- What to produce: Start at the line containing "Emit a LaTeX", stop at the line containing "(l6) [sidelabel] at", and please reproduce every line in between, both ends included, without pictures.

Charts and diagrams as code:
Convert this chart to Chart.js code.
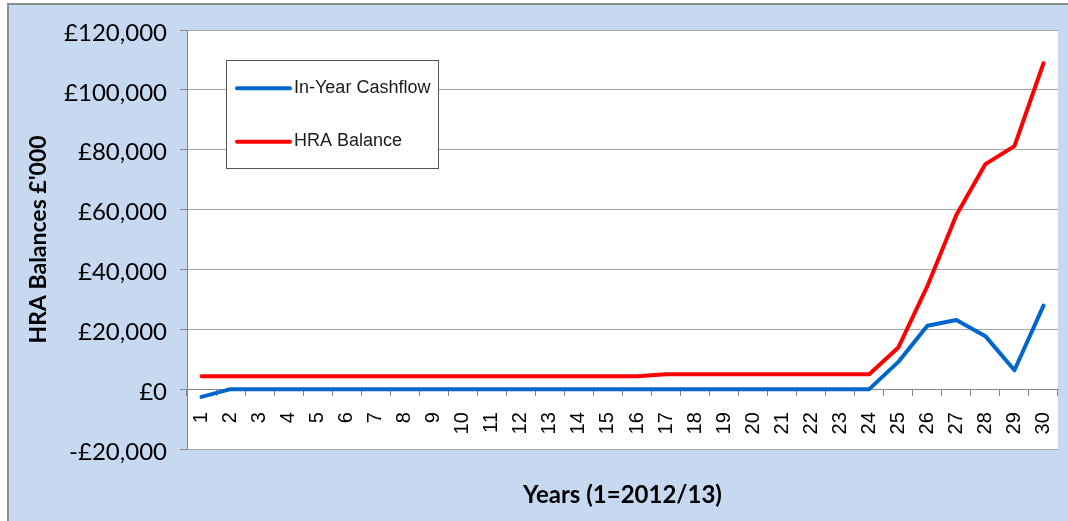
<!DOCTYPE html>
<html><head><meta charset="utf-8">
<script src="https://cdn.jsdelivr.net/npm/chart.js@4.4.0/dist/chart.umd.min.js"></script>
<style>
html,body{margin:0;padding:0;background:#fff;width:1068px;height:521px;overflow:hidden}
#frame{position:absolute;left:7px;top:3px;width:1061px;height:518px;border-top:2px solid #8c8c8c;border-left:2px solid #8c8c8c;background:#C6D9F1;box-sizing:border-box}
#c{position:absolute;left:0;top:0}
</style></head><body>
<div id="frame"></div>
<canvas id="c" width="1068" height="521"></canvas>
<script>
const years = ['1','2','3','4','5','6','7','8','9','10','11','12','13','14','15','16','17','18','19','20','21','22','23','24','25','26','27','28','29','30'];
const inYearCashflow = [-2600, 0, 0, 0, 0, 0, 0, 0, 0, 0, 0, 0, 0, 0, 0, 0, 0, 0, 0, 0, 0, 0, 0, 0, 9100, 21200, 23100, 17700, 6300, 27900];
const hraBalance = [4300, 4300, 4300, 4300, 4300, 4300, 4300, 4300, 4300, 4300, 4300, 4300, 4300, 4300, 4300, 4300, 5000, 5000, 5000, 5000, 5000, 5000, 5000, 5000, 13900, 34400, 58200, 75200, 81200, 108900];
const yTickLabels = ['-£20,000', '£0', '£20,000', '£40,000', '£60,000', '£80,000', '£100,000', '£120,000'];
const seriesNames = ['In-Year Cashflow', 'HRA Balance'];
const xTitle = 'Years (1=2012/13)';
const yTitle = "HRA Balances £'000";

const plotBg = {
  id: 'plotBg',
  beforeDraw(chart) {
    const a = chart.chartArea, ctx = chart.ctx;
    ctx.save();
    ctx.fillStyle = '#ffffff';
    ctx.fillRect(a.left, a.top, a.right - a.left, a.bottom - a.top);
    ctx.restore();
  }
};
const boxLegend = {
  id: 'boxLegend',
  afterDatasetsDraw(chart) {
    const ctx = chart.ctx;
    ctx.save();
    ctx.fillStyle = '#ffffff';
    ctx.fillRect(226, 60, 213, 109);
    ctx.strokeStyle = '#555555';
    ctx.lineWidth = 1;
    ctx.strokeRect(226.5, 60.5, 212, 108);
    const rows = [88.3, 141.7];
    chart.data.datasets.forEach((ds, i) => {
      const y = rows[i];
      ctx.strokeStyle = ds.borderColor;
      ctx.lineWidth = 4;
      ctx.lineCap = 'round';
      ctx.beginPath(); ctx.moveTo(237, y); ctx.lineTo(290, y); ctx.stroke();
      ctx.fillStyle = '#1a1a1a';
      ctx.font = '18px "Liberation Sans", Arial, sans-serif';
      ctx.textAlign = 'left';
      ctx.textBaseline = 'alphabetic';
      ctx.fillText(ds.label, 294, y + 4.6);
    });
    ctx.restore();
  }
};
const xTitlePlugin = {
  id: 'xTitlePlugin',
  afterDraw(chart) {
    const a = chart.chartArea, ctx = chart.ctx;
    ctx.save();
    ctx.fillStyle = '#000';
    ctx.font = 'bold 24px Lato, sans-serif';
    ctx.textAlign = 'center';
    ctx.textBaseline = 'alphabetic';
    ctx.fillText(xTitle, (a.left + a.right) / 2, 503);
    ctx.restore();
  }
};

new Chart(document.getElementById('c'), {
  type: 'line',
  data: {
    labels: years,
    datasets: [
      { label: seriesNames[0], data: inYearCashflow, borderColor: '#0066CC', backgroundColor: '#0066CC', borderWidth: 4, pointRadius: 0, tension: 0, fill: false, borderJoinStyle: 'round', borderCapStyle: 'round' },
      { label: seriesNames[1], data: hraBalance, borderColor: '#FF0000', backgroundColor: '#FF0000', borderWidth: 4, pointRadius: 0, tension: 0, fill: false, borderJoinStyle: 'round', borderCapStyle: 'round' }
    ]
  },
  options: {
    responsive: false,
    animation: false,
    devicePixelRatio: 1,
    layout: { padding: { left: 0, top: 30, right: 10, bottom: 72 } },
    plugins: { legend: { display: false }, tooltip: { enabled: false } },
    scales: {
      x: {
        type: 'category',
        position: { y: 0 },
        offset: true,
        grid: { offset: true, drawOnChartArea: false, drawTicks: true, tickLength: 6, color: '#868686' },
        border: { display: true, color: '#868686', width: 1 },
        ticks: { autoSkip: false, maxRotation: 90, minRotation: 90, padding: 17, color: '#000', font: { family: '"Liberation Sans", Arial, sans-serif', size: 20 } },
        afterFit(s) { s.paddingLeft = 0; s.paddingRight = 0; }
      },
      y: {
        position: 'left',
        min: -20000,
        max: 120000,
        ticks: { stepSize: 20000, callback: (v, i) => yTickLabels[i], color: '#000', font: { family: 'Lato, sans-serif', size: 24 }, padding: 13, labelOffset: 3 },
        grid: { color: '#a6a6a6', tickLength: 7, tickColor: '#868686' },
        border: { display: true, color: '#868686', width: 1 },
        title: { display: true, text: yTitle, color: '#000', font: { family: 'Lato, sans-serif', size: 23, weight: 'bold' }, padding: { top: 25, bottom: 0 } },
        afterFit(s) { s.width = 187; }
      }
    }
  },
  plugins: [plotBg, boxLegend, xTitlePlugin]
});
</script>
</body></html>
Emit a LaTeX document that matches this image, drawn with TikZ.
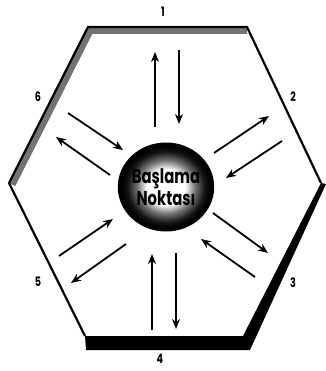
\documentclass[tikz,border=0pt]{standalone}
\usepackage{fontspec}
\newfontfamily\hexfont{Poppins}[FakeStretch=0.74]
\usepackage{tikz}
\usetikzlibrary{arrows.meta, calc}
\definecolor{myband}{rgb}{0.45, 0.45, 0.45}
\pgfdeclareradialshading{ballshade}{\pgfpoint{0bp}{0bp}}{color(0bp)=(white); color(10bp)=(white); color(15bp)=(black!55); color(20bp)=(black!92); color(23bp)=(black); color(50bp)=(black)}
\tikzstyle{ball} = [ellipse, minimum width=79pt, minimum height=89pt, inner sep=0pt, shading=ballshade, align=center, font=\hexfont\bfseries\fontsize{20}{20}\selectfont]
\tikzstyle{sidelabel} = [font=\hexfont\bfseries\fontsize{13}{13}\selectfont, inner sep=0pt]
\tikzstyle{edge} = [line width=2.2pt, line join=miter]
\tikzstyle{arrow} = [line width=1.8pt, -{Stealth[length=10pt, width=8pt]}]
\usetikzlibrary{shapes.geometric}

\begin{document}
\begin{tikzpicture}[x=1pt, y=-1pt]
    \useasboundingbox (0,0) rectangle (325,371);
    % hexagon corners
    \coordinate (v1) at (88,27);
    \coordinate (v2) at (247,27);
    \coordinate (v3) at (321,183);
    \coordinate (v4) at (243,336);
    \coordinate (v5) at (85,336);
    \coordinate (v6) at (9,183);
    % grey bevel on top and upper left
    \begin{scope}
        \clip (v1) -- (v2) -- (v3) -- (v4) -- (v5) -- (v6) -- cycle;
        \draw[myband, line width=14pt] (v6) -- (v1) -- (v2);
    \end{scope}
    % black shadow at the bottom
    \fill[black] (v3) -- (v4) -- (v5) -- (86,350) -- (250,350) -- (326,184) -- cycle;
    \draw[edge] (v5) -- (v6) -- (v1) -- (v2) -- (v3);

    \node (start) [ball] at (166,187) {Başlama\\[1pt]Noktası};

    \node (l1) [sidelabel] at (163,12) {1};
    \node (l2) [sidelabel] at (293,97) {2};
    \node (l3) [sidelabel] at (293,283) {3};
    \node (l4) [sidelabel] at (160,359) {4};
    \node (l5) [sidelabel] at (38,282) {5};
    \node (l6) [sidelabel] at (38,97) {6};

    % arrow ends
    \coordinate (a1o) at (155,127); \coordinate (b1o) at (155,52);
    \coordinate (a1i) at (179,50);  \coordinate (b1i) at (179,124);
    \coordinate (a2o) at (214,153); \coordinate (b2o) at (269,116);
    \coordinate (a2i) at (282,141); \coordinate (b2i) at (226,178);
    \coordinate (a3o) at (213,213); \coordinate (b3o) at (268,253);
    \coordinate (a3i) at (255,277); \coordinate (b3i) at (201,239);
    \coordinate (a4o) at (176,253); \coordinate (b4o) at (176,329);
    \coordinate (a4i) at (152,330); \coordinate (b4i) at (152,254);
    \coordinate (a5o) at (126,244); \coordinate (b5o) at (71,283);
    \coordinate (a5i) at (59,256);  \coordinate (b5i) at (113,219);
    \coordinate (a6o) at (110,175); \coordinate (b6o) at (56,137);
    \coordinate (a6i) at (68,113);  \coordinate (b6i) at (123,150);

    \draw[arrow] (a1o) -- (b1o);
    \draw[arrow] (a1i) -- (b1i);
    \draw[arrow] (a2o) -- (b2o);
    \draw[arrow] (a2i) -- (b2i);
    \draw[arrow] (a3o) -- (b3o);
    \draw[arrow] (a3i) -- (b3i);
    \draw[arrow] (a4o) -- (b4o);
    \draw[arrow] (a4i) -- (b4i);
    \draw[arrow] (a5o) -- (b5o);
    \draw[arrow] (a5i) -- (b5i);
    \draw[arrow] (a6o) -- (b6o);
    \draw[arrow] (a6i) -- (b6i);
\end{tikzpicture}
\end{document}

- Answer for this exercise:
Emit a LaTeX document that matches this image, drawn with TikZ.
\documentclass[tikz,border=0pt]{standalone}
\usepackage{fontspec}
\newfontfamily\hexfont{Poppins}[FakeStretch=0.74]
\usepackage{tikz}
\usetikzlibrary{arrows.meta, calc}
\definecolor{myband}{rgb}{0.45, 0.45, 0.45}
\pgfdeclareradialshading{ballshade}{\pgfpoint{0bp}{0bp}}{color(0bp)=(white); color(10bp)=(white); color(15bp)=(black!55); color(20bp)=(black!92); color(23bp)=(black); color(50bp)=(black)}
\tikzstyle{ball} = [ellipse, minimum width=79pt, minimum height=89pt, inner sep=0pt, shading=ballshade, align=center, font=\hexfont\bfseries\fontsize{20}{20}\selectfont]
\tikzstyle{sidelabel} = [font=\hexfont\bfseries\fontsize{13}{13}\selectfont, inner sep=0pt]
\tikzstyle{edge} = [line width=2.2pt, line join=miter]
\tikzstyle{arrow} = [line width=1.8pt, -{Stealth[length=10pt, width=8pt]}]
\usetikzlibrary{shapes.geometric}

\begin{document}
\begin{tikzpicture}[x=1pt, y=-1pt]
    \useasboundingbox (0,0) rectangle (325,371);
    % hexagon corners
    \coordinate (v1) at (88,27);
    \coordinate (v2) at (247,27);
    \coordinate (v3) at (321,183);
    \coordinate (v4) at (243,336);
    \coordinate (v5) at (85,336);
    \coordinate (v6) at (9,183);
    % grey bevel on top and upper left
    \begin{scope}
        \clip (v1) -- (v2) -- (v3) -- (v4) -- (v5) -- (v6) -- cycle;
        \draw[myband, line width=14pt] (v6) -- (v1) -- (v2);
    \end{scope}
    % black shadow at the bottom
    \fill[black] (v3) -- (v4) -- (v5) -- (86,350) -- (250,350) -- (326,184) -- cycle;
    \draw[edge] (v5) -- (v6) -- (v1) -- (v2) -- (v3);

    \node (start) [ball] at (166,187) {Başlama\\[1pt]Noktası};

    \node (l1) [sidelabel] at (163,12) {1};
    \node (l2) [sidelabel] at (293,97) {2};
    \node (l3) [sidelabel] at (293,283) {3};
    \node (l4) [sidelabel] at (160,359) {4};
    \node (l5) [sidelabel] at (38,282) {5};
    \node (l6) [sidelabel] at (38,97) {6};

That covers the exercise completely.